If he does, the Giants will be playing the way they want to—by using the run to set up the pass. And when they can do that, they're nearly unbeatable.
A week ago, after the Panthers had just burned the Tampa Bay Buccaneers' stingy run defense for 299 yards, everyone would have said that the Giants just had to stop the Panthers' ground game to make Carolina's whole offense stall.
But after the Panthers were able to pass astoundingly well to open up the running game against the Broncos (who stacked the box with eight defenders to stop the run), there's some doubt about the legitimacy of that game plan.
In addition, since being a top-five defense not only in the passing and running game but overall, the Giants have slipped. The pass defense in particular, has lost a little something, dropping down to No. 10 in the NFL, likely its lowest ranking of the season.
That's not a good trend when you've got one of the hottest, most dynamic receivers in the NFL coming to town.
Speaking of the Panthers' Steve Smith, the G-Men will heavily rely on CB Corey Webster, whose contract was recently extended for five years, to keep him at bay.
Carolina's offensive line will really need to be on top of their game against a Giants defensive line that has registered 26 sacks (and 40 as a defense, fifth in the league) this season.
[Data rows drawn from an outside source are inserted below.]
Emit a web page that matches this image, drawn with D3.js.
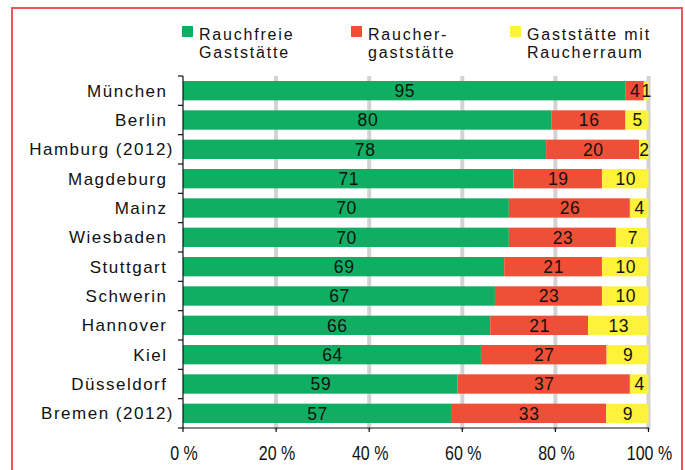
<!DOCTYPE html>
<html>
<head>
<meta charset="utf-8">
<script src="https://cdn.jsdelivr.net/npm/d3@7"></script>
<style>
  html, body { margin: 0; padding: 0; background: #ffffff; }
  svg { display: block; }
</style>
</head>
<body>
<svg id="chart" width="685" height="470"></svg>
<script>
// ---- data ----
const cities = ["München", "Berlin", "Hamburg (2012)", "Magdeburg", "Mainz", "Wiesbaden",
  "Stuttgart", "Schwerin", "Hannover", "Kiel", "Düsseldorf", "Bremen (2012)"];
const rauchfrei = [95, 80, 78, 71, 70, 70, 69, 67, 66, 64, 59, 57];
const raucher   = [4, 16, 20, 19, 26, 23, 21, 23, 21, 27, 37, 33];
const raum      = [1, 5, 2, 10, 4, 7, 10, 10, 13, 9, 4, 9];
const seriesNames = ["Rauchfreie\nGaststätte", "Raucher-\ngaststätte", "Gaststätte mit\nRaucherraum"];
const tickValues = [0, 20, 40, 60, 80, 100];
const tickLabels = ["0 %", "20 %", "40 %", "60 %", "80 %", "100 %"];

const colors = ["#0fae62", "#f04f37", "#fff23a"];
const keys = ["a", "b", "c"];
const rows = cities.map((c, i) => ({ city: c, a: rauchfrei[i], b: raucher[i], c: raum[i] }));

const svg = d3.select("#chart");
svg.append("rect").attr("width", 685).attr("height", 470).attr("fill", "#fff");

// frame
svg.append("path")
  .attr("d", "M12,480 V8 H682 V480")
  .attr("fill", "none").attr("stroke", "#ee5660").attr("stroke-width", 2);

const x = d3.scaleLinear().domain([0, 1]).range([183, 648.5]);
const y = d3.scaleBand().domain(cities).range([76, 428]).paddingInner(0.34).paddingOuter(0.17);

const stack = d3.stack().keys(keys).offset(d3.stackOffsetExpand);
const series = stack(rows);

// grid lines
svg.append("g").selectAll("line").data(tickValues.slice(1)).join("line")
  .attr("x1", d => x(d / 100)).attr("x2", d => x(d / 100))
  .attr("y1", 76).attr("y2", 430)
  .attr("stroke", "#d3d3d3").attr("stroke-width", 4);

// bars
const g = svg.append("g");
series.forEach((s, si) => {
  g.append("g").attr("fill", colors[si]).selectAll("rect").data(s).join("rect")
    .attr("x", d => x(d[0]))
    .attr("width", d => x(d[1]) - x(d[0]))
    .attr("y", d => y(d.data.city))
    .attr("height", y.bandwidth());
});

// value labels
const lbl = svg.append("g")
  .attr("font-family", "'Liberation Sans', Arial, sans-serif")
  .attr("font-size", 17.5).attr("fill", "#111").attr("text-anchor", "middle")
  .style("letter-spacing", "0.6px");
series.forEach((s, si) => {
  lbl.selectAll(null).data(s).join("text")
    .attr("x", d => (x(d[0]) + x(d[1])) / 2 + 0.6)
    .attr("y", d => y(d.data.city) + y.bandwidth() / 2 + 6.3)
    .text(d => d.data[keys[si]]);
});

// y axis
const yAxis = svg.append("g").attr("stroke", "#111").attr("stroke-width", 1.2);
yAxis.append("line").attr("x1", 183).attr("x2", 183).attr("y1", 76).attr("y2", 428.5);
const bounds = cities.map(c => y(c) - y.step() * y.paddingInner() / 2).concat([428]);
yAxis.selectAll(null).data(bounds).join("line")
  .attr("x1", 178).attr("x2", 183).attr("y1", d => d).attr("y2", d => d);

// x axis
const xAxis = svg.append("g").attr("stroke", "#111").attr("stroke-width", 1.2);
xAxis.append("line").attr("x1", 183).attr("x2", 649).attr("y1", 428).attr("y2", 428);
xAxis.selectAll(null).data(tickValues).join("line")
  .attr("x1", d => x(d / 100)).attr("x2", d => x(d / 100)).attr("y1", 428).attr("y2", 432);

svg.append("g")
  .attr("font-family", "'Liberation Sans', Arial, sans-serif")
  .attr("font-size", 20).attr("fill", "#111").attr("text-anchor", "middle")
  .selectAll("text").data(tickValues).join("text")
  .attr("transform", d => `translate(${x(d / 100) + 1},459.5) scale(0.8,1)`)
  .text((d, i) => tickLabels[i]);

// category labels
svg.append("g")
  .attr("font-family", "'Liberation Sans', Arial, sans-serif")
  .attr("font-size", 17).attr("fill", "#111").attr("text-anchor", "end")
  .style("letter-spacing", "1.5px")
  .selectAll("text").data(cities).join("text")
  .attr("x", d => /\)$/.test(d) ? 174 : 167.5)
  .attr("y", d => y(d) + y.bandwidth() / 2 + 6)
  .text(d => d);

// legend
const legX = [182, 351, 510];
const leg = svg.append("g");
seriesNames.forEach((name, i) => {
  leg.append("rect").attr("x", legX[i]).attr("y", 26).attr("width", 11).attr("height", 11).attr("fill", colors[i]);
  const t = leg.append("text")
    .attr("font-family", "'Liberation Sans', Arial, sans-serif")
    .attr("font-size", 16).attr("fill", "#111")
    .style("letter-spacing", "1.8px");
  name.split("\n").forEach((line, li) => {
    t.append("tspan").attr("x", legX[i] + 17).attr("y", 39.5 + li * 18.7).text(line);
  });
});
</script>
</body>
</html>
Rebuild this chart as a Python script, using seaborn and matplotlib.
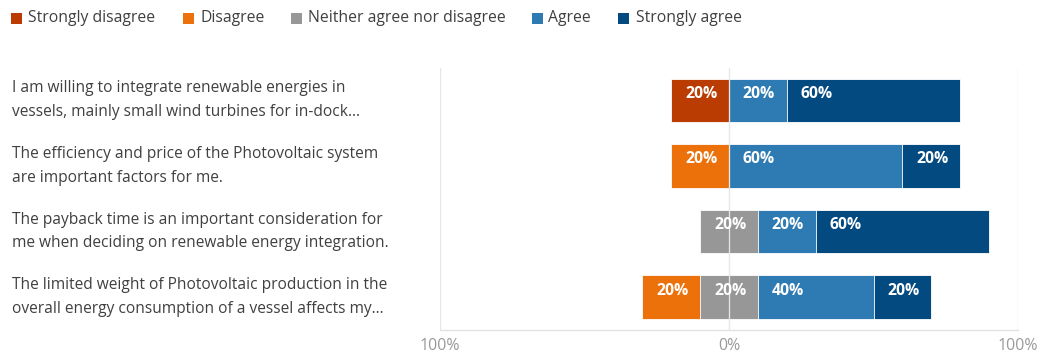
import matplotlib
matplotlib.use("Agg")
import matplotlib.pyplot as plt
from matplotlib.patches import Rectangle
import pandas as pd
import seaborn as sns

# Survey statements (as displayed, wrapped and truncated)
statements = [
    "I am willing to integrate renewable energies in\nvessels, mainly small wind turbines for in-dock...",
    "The efficiency and price of the Photovoltaic system\nare important factors for me.",
    "The payback time is an important consideration for\nme when deciding on renewable energy integration.",
    "The limited weight of Photovoltaic production in the\noverall energy consumption of a vessel affects my...",
]
row_keys = ["Q1", "Q2", "Q3", "Q4"]

levels = ["Strongly disagree", "Disagree", "Neither agree nor disagree", "Agree", "Strongly agree"]
strongly_disagree = [20, 0, 0, 0]
disagree = [0, 20, 0, 20]
neutral = [0, 0, 20, 20]
agree = [20, 60, 20, 40]
strongly_agree = [60, 20, 60, 20]

colors = {
    "Strongly disagree": "#BB3C03",
    "Disagree": "#EC710A",
    "Neither agree nor disagree": "#979797",
    "Agree": "#2E7BB3",
    "Strongly agree": "#034A80",
}

sns.set_theme(style="white")
plt.rcParams["font.family"] = ["Open Sans", "DejaVu Sans"]

df = pd.DataFrame({
    "row": row_keys,
    "sd": strongly_disagree,
    "d": disagree,
    "n": neutral,
    "a": agree,
    "sa": strongly_agree,
})
half_n = df["n"] / 2

# Segment boundaries of the diverging stack
df["left_sd"] = -(df["sd"] + df["d"] + half_n)
df["left_d"] = -(df["d"] + half_n)
df["left_n"] = -half_n
df["right_n"] = half_n
df["right_a"] = half_n + df["a"]
df["right_sa"] = half_n + df["a"] + df["sa"]

W, H = 1037, 354
fig = plt.figure(figsize=(W / 100, H / 100), dpi=100)
ax_bottom, ax_top = 330, 68
ax = fig.add_axes([440 / W, 1 - ax_bottom / H, 578 / W, (ax_bottom - ax_top) / H])

bar_h = 0.66
edge = dict(edgecolor="#ffffff", linewidth=0.6)
# Overlaid cumulative bars: outermost first, inner segments drawn on top
layers = [
    ("left_sd", "Strongly disagree"),
    ("left_d", "Disagree"),
    ("left_n", "Neither agree nor disagree"),
    ("right_sa", "Strongly agree"),
    ("right_a", "Agree"),
    ("right_n", "Neither agree nor disagree"),
]
for col, level in layers:
    sns.barplot(data=df, x=col, y="row", order=row_keys, orient="h",
                color=colors[level], width=bar_h, saturation=1, ax=ax,
                errorbar=None, **edge)

# Value labels, placed just inside the start of each segment
seg_starts = {
    "sd": df["left_sd"], "d": df["left_d"], "n": df["left_n"],
    "a": df["right_n"], "sa": df["right_a"],
}
for key in ["sd", "d", "n", "a", "sa"]:
    for i in range(len(df)):
        v = df[key].iloc[i]
        if v > 0:
            ax.text(seg_starts[key].iloc[i] + 4.8, i - 0.1, f"{v}%",
                    color="white", fontsize=11.3, fontweight="bold",
                    ha="left", va="center", zorder=5)

ylim_top, ylim_bot = -0.49, 3.5
ax.set_xlim(-100, 100)
ax.set_ylim(ylim_bot, ylim_top)
ax.set_xticks([-100, 0, 100])
ax.set_xticklabels(["100%", "0%", "100%"])
ax.tick_params(axis="x", colors="#9a9a9a", labelsize=11.5, length=0, pad=6)
ax.set_yticks([])
ax.set_xlabel("")
ax.set_ylabel("")
for x in [-100, 0, 100]:
    ax.axvline(x, color="#e2e2e2", linewidth=1.0, zorder=4 if x == 0 else 0.5, alpha=0.8)
for s in ["top", "right", "left"]:
    ax.spines[s].set_visible(False)
ax.spines["bottom"].set_color("#e2e2e2")
ax.spines["bottom"].set_linewidth(1.0)
ax.set_facecolor("white")

# Statement labels on the left, centred on their bars
for i, text in enumerate(statements):
    ypix = ax_top + (i - ylim_top) / (ylim_bot - ylim_top) * (ax_bottom - ax_top)
    fig.text(12 / W, 1 - ypix / H, text, ha="left", va="center", fontsize=11.2,
             color="#404040", linespacing=1.62)

# Legend across the top: square swatch followed by its label
legend_squares = [11, 183, 291, 532, 618]
legend_texts = [28, 200, 308, 548, 636]
sq = 11
for level, xs, xt in zip(levels, legend_squares, legend_texts):
    fig.patches.append(Rectangle((xs / W, 1 - 24 / H), sq / W, sq / H,
                                 transform=fig.transFigure, facecolor=colors[level],
                                 edgecolor="none"))
    fig.text(xt / W, 1 - 18 / H, level, ha="left", va="center", fontsize=11.3,
             color="#404040")

fig.savefig("out.png", dpi=100)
But this Panthers offensive line can handle New York's fierce pass rush—it's only given up 19 sacks, good for seventh in the NFL. It will help the Panthers' offensive line tremendously if Pro Bowl DE Justin Tuck, who has 12 sacks and keys the Giants' pass rush, misses the game with his lower leg injury.
But the Giants do have one of the league's best run defenses that allows only 90.4 yards per game, led by MLB Antonio Pearce, who leads the team with 83 tackles.
It definitely has a chance to keep tabs on Panthers RBs DeAngelo Williams and Jonathan Stewart, but anything can happen (as was demonstrated in the Panthers-Bucs Monday night game). Don't be surprised if Williams, Stewart, or both rip off a long one, maybe for a score.
Carolina's running game can usually count on superb run-blocking and huge holes for the RBs to take advantage of from the offensive line. However, RG Keydrick Vincent looks to be out for this week after injuring his groin last week against the Broncos.
Anything could happen to the line with Vincent out, but the Panthers have persevered through several other injuries to offensive linemen this season.
Matchup To Watch: Panthers WR Steve Smith vs. Giants CB Corey Webster
There's no doubt that the Panthers' running game has the potential to explode against anyone at anytime. If the Panthers really want the running game to open up against a stingy Giants run defense, Steve Smith must have another big game.
The special teams battle is more or less moot because the Panthers should have better field position on drives after kickoffs—but the Giants have the better defense, so they should slight Carolina with their field position on drives after punts (with neither advantage carrying much weight).
However, if you want to get really picky, the Panthers have a minuscule advantage in that their placekicker, John Kasay, has only missed one field goal this season in 25 tries. New York's kicker, John Carney, has missed two field goals in 31 attempts.
Despite the fact that the Giants are on a two-game losing streak and will be missing Plaxico Burress, and maybe Brandon Jacobs, their offense is still, in principle, a force to be reckoned with.
It will be pivotal that the Panthers stay true to their defensive roots and keep the Giants' points to a minimum, especially with their offense facing a mostly healthy Giants defense that is still nearly a top-five unit.
But the Panthers have played well this season in its most important games, and taking into account the fact that the Giants could be without the heart and soul of their offense in Brandon Jacobs, I think the Panthers can pull out a close, hard-fought, defensive battle.